A woman told her counselor, "God has never made a better person than me; for the life of me I can't live up to it." We all have a need to be redeemed. Sometimes we think we can get rid of an issue by merely ripping the label off and calling it something else, but there is still the need to be redeemed. We cannot save ourselves. When we try, it is like being caught in quick sand, the more we struggle the deeper we get. The woman at the well had to deal with her image of herself and what others had pushed on her.
Let me ask you: Where in your life have fears caused you to hide from others and even yourself? Where do you thirst for more and where are you confronting those times that have forced you to hide behind a mask?
One of the things we who follow Christ celebrate is the gift of the living water. We know that God is a part of our lives so that we can drop the mask that we have all hidden behind at times, that fear has built, and go forth into the future in faith. The woman of Samaria was so excited she left behind what was in all likelihood one of her most prized possessions, her water pitcher.
There is an East African story of a woman that always walked around with a Bible; she never parted with it. Someone asked, why always the Bible, there are so many books you could read. Neither disturbed nor angered by all the teasing, she knelt down and lifted the Bible up high, and said, "Yes, of course there are many books I could read, but there is only one book that reads me."
To follow Him who is the spring of living water is to do as Robert Frost would describe when he wrote, "The best way out is always through." Not hiding, but going forth in faith.
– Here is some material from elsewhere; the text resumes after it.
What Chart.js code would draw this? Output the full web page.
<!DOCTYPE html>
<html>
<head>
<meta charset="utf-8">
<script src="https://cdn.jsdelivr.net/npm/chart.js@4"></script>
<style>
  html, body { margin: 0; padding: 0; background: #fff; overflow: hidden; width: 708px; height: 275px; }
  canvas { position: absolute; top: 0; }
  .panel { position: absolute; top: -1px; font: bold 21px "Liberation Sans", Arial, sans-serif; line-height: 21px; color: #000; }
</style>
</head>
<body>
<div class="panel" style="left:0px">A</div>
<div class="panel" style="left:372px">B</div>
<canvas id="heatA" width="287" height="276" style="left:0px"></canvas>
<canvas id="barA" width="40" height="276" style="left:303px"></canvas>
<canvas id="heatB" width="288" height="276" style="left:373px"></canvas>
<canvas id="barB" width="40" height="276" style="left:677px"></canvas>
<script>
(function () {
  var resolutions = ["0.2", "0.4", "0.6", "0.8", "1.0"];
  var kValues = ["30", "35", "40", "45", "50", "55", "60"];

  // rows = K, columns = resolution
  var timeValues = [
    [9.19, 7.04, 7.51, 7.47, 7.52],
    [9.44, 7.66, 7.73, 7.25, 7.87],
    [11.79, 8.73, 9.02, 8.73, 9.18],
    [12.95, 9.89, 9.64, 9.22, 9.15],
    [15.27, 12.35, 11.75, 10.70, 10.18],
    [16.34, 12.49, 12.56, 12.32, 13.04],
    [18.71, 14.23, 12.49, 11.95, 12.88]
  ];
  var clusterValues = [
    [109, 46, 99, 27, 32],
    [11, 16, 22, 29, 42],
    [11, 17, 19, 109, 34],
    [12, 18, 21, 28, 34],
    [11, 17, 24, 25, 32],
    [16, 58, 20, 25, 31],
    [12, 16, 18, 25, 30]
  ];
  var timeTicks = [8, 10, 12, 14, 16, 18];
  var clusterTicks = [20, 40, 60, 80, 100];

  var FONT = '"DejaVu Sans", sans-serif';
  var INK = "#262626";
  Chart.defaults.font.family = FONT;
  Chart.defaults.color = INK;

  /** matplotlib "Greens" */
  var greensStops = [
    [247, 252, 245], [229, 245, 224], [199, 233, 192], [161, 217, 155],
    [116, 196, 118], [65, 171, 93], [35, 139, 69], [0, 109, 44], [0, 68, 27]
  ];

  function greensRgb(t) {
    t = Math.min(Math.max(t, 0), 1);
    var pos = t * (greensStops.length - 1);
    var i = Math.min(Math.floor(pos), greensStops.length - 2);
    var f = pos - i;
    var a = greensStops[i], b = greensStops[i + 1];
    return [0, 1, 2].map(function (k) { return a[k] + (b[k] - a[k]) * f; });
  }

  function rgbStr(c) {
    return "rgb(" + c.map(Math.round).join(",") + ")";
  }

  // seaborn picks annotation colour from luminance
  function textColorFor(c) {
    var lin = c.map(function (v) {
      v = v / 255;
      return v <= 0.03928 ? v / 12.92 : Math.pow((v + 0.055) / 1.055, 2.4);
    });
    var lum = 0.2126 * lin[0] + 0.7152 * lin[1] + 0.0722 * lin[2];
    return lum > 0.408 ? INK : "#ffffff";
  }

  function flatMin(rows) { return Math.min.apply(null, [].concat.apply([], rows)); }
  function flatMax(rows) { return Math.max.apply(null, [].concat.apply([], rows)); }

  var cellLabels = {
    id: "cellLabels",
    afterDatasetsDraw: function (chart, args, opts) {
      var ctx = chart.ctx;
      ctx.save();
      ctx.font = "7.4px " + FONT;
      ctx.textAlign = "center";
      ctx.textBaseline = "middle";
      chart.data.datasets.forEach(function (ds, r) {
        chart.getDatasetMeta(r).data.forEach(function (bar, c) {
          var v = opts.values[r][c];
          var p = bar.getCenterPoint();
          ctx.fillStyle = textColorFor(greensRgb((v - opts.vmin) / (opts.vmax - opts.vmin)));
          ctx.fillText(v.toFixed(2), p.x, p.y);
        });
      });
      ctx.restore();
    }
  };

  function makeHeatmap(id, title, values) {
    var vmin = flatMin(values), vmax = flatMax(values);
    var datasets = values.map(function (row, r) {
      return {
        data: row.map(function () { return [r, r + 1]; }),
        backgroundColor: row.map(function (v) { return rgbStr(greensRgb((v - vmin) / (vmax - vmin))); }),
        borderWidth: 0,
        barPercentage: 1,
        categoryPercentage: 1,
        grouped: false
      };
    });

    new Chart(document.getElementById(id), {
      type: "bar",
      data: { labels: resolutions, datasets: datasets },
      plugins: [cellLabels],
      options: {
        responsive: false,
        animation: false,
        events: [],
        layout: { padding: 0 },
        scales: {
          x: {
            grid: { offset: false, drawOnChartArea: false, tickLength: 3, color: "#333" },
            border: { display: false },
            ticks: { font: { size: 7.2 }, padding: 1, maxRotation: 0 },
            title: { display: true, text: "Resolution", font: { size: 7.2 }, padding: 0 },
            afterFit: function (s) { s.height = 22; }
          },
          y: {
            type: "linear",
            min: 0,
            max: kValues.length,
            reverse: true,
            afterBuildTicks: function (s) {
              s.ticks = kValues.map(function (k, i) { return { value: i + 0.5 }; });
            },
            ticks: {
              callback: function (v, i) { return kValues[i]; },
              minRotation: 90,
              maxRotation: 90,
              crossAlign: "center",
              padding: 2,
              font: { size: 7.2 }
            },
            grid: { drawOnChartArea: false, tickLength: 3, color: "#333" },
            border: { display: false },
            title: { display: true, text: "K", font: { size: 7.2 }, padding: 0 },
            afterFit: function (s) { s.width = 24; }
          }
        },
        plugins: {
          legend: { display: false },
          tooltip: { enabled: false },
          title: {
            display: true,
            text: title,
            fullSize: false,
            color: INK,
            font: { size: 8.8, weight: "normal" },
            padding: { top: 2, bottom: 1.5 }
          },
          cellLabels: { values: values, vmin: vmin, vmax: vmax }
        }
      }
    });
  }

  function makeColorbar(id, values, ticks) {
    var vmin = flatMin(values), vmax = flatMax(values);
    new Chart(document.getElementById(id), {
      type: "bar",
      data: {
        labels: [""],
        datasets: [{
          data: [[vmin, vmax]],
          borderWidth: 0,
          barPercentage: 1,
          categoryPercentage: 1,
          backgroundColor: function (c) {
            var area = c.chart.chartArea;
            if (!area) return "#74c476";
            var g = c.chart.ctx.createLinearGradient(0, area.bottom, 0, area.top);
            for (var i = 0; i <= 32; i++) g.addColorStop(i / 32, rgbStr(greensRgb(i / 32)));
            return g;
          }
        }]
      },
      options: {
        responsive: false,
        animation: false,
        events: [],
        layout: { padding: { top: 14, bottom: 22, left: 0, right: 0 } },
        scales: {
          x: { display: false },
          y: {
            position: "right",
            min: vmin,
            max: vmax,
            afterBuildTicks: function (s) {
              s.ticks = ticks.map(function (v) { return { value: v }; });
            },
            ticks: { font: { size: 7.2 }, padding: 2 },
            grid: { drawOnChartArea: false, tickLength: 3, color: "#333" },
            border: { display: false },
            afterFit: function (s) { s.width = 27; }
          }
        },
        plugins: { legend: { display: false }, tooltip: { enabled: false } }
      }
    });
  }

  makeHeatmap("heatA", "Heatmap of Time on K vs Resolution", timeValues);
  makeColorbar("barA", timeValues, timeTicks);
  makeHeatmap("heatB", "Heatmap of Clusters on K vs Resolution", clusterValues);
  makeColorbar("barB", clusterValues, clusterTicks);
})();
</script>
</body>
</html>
We too can trust the process. Life is so much more than the immediate. We live on a much larger scale. As Paul wrote to the Romans, "Suffering is a part of living, but we know that suffering will produce endurance." And from the strength of endurance comes the core of who we are, character. And being able to be true to our core will give us hope for the future.
That woman so many years ago, beside that ancient well, found herself; and by dropping the mask of fear, she was able to claim a lifesaving faith. This is good news for us today, that we can drop the masks we have hidden behind, our fears can be banished, and we too can claim that gift given so long ago.
"Everyone who drinks of this water will be thirsty again," John writes, "but those who drink of the water I will give them will never be thirsty. The water I give them will become a spring of water gushing up to eternal life."
We are finding God in our lives when we are honest with ourselves, with who we really are and with who others really are as well.
Come and drink the living waters.
Let us pray: O God, let us drink of the living waters this day that the thirst of fear will be gone and we will have the faith to face tomorrow. Amen.